Scientists are continually learning and researching about the relationship between IBS and gas. Although the exact cause is not fully understood, there are certain factors that trigger the development of this condition. In a healthy individual, the muscles of the walls of the small and large intestine contract and relax rhythmically, and thus the food is moved from the stomach to the rectum. In IBS, this pattern is changed – the contractions can be either more intense or last longer – leading to symptoms such as gas, bloating and diarrhea, or become weaker and less frequent, causing constipation and dry stools.
The nerves that control your digestive tract are also involved. They receive signals when your intestines contain too much gas and stool, and thus you experience abdominal discomfort.
In recent years, studies reveal that patients with IBS have frequent troubles digesting certain foods – for example lactose from dairy products and sugars such as fructose and sorbitol. There is also an overgrowth of bacteria in the small intestines associated with IBS, and this disruption in the normal flora appears to be responsible for flatulence and other digestive symptoms.
Tips to Manage Flatulence
- Pay attention to your diet. Some foods are more likely to trigger symptoms- for example chocolate, spices, fats, milk, fruits, beans, vegetables in the cruciferous family (cabbage, cauliflower, and broccoli), alcoholic and carbonated drinks. Your doctor can also test if you have specific food intolerances. A food diary can be very useful because can help you see what kind of foods you consumed before you experienced symptoms.
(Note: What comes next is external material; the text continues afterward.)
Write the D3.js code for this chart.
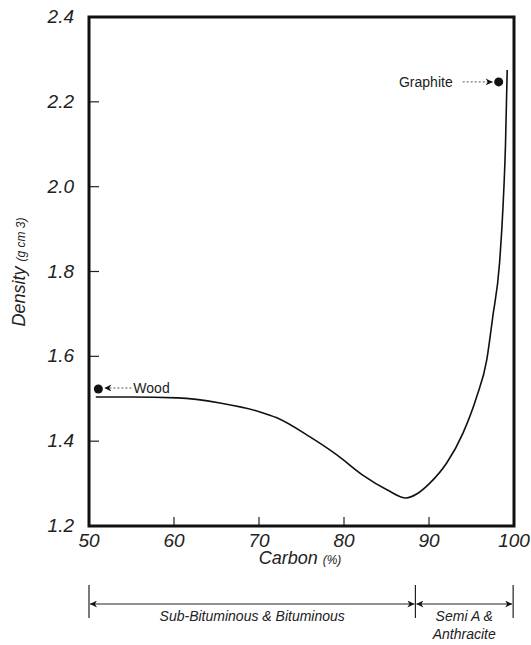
<!DOCTYPE html>
<html>
<head>
<meta charset="utf-8">
<script src="https://cdn.jsdelivr.net/npm/d3@7"></script>
<style>
body { margin: 0; background: #fff; }
text { font-family: "Liberation Sans", Arial, sans-serif; }
</style>
</head>
<body>
<script>
// carbon (%) vs density (g/cm3)
var carbon = [50.8, 55, 60.4, 65.4, 70.1, 72.1, 76.0, 79.2, 82.2, 85.1, 87.3, 88.6, 90.1, 92.1, 94.0, 95.6, 96.8, 97.5, 98.3, 98.7, 99.0, 99.2];
var density = [1.504, 1.504, 1.502, 1.490, 1.469, 1.455, 1.410, 1.367, 1.320, 1.285, 1.266, 1.276, 1.301, 1.349, 1.419, 1.504, 1.592, 1.693, 1.82, 1.95, 2.10, 2.275];
var xTicks = [50, 60, 70, 80, 90, 100];
var yTicks = [1.2, 1.4, 1.6, 1.8, 2.0, 2.2, 2.4];
var markers = [{ name: "Wood", c: 51.1, d: 1.523 }, { name: "Graphite", c: 98.2, d: 2.247 }];
var rankEdges = [50, 88.4, 99.9];
var rankNames = [["Sub-Bituminous & Bituminous"], ["Semi A  &", "Anthracite"]];

var width = 531, height = 645;
var svg = d3.select("body").append("svg")
	.attr("width", width)
	.attr("height", height);

var x = d3.scaleLinear().domain([50, 100]).range([89, 514]);
var y = d3.scaleLinear().domain([1.2, 2.4]).range([526, 17]);

// arrow heads
var defs = svg.append("defs");
defs.append("marker").attr("id", "head")
	.attr("viewBox", "0 0 10 10").attr("refX", 10).attr("refY", 5)
	.attr("markerWidth", 10).attr("markerHeight", 7).attr("orient", "auto-start-reverse")
	.attr("markerUnits", "userSpaceOnUse")
	.append("path").attr("d", "M0,0 L10,5 L0,10 L3,5 Z").attr("fill", "#111");

// ticks (inside the frame)
svg.append("g").selectAll("line").data(yTicks.slice(1, -1)).enter().append("line")
	.attr("x1", x(50)).attr("x2", x(50) + 10)
	.attr("y1", function(d) { return y(d); }).attr("y2", function(d) { return y(d); })
	.attr("stroke", "#222").attr("stroke-width", 1.2);
svg.append("g").selectAll("line").data(xTicks.slice(1, -1)).enter().append("line")
	.attr("x1", function(d) { return x(d); }).attr("x2", function(d) { return x(d); })
	.attr("y1", y(1.2)).attr("y2", y(1.2) - 9)
	.attr("stroke", "#222").attr("stroke-width", 1.2);

// frame
svg.append("rect")
	.attr("x", x(50)).attr("y", y(2.4))
	.attr("width", x(100) - x(50)).attr("height", y(1.2) - y(2.4))
	.attr("fill", "none").attr("stroke", "#111").attr("stroke-width", 3);

// tick labels
svg.append("g").selectAll("text").data(yTicks).enter().append("text")
	.attr("x", 74).attr("y", function(d) { return y(d) + 6; })
	.attr("text-anchor", "end").attr("font-size", 19).style("font-style", "italic")
	.attr("fill", "#222")
	.text(function(d) { return d.toFixed(1); });
svg.append("g").selectAll("text").data(xTicks).enter().append("text")
	.attr("x", function(d) { return x(d); }).attr("y", 547)
	.attr("text-anchor", "middle").attr("font-size", 19).style("font-style", "italic")
	.attr("fill", "#222")
	.text(function(d) { return d; });

// axis titles
var yt = svg.append("text")
	.attr("transform", "translate(25,272) rotate(-90)")
	.attr("text-anchor", "middle").style("font-style", "italic").attr("fill", "#222");
yt.append("tspan").attr("font-size", 18).text("Density ");
yt.append("tspan").attr("font-size", 12).text(" (g cm 3)");

var xt = svg.append("text")
	.attr("x", 300).attr("y", 564)
	.attr("text-anchor", "middle").style("font-style", "italic").attr("fill", "#222");
xt.append("tspan").attr("font-size", 18).text("Carbon ");
xt.append("tspan").attr("font-size", 12).text(" (%)");

// curve
var pts = carbon.map(function(c, i) { return [c, density[i]]; });
var line = d3.line()
	.x(function(d) { return x(d[0]); })
	.y(function(d) { return y(d[1]); })
	.curve(d3.curveMonotoneX);
svg.append("path").datum(pts)
	.attr("d", line)
	.attr("fill", "none").attr("stroke", "#111").attr("stroke-width", 1.6);

// markers and labels
svg.selectAll("circle.pt").data(markers).enter().append("circle")
	.attr("class", "pt")
	.attr("cx", function(d) { return x(d.c); }).attr("cy", function(d) { return y(d.d); })
	.attr("r", 4.5).attr("fill", "#111");

var wood = markers[0], graph = markers[1];
svg.append("line")
	.attr("x1", x(wood.c) + 33).attr("y1", y(wood.d) - 1)
	.attr("x2", x(wood.c) + 6).attr("y2", y(wood.d) - 1)
	.attr("stroke", "#555").attr("stroke-dasharray", "2,2").attr("marker-end", "url(#head)");
svg.append("text")
	.attr("x", x(wood.c) + 35).attr("y", y(wood.d) + 4)
	.attr("font-size", 14).attr("fill", "#222").text(wood.name);

svg.append("line")
	.attr("x1", x(graph.c) - 36).attr("y1", y(graph.d))
	.attr("x2", x(graph.c) - 6).attr("y2", y(graph.d))
	.attr("stroke", "#555").attr("stroke-dasharray", "2,2").attr("marker-end", "url(#head)");
svg.append("text")
	.attr("x", x(graph.c) - 46).attr("y", y(graph.d) + 5)
	.attr("text-anchor", "end")
	.attr("font-size", 14).attr("fill", "#222").text(graph.name);

// rank brackets under the axis
var bracket = svg.append("g");
bracket.selectAll("line.edge").data(rankEdges).enter().append("line")
	.attr("class", "edge")
	.attr("x1", function(d) { return x(d); }).attr("x2", function(d) { return x(d); })
	.attr("y1", 585).attr("y2", 618)
	.attr("stroke", "#222").attr("stroke-width", 1.2);
for (var k = 0; k < rankEdges.length - 1; k++) {
	bracket.append("line")
		.attr("x1", x(rankEdges[k]) + 1).attr("x2", x(rankEdges[k + 1]) - 1)
		.attr("y1", 604).attr("y2", 604)
		.attr("stroke", "#222").attr("stroke-width", 1)
		.attr("marker-start", "url(#head)").attr("marker-end", "url(#head)");
	var mid = (x(rankEdges[k]) + x(rankEdges[k + 1])) / 2;
	rankNames[k].forEach(function(s, j) {
		bracket.append("text")
			.attr("x", mid).attr("y", 621 + j * 18)
			.attr("text-anchor", "middle").attr("font-size", 14).style("font-style", "italic")
			.attr("fill", "#222").text(s);
	});
}
</script>
</body>
</html>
Try to eliminate those foods from the diet and noticed if you see improvements. Try to eat your meals every day at the same time, to keep regulate the bowel’s function. Eat small meals and experiment with the amounts of fiber in your diet (although fibers are beneficial, they can cause more gas and bloating)
- Avoid sugars. Australian researchers developed a dietary plan known as FODMAP. FODMAP stands for Fermentable Oligo-, Di- and Mono-saccharides, and Polyols, which are sugars found in common foods. Rather than trying FODMAP diet (or any other dietary plans) on your own, would be best to work with a dietician to get an individualized program.
- Avoid stress. Stress can aggravate all IBS symptoms, including flatulence. Try to incorporate in your life some stress management techniques such as meditation or yoga.
- Stay fit. Working out regularly helps improve the contractions of your intestines, plus it helps relief stress and feel better about yourself.
- Supplement. Many natural supplements had been evaluated for IBS management. Probiotics had been found to help decrease flatulence, abdominal pain and diarrhea. Some studies show that peppermint can help relax the smooth muscles in the intestines – choose enteric coated peppermint to avoid heartburn. Acupuncture had been also found beneficial for managing IBS.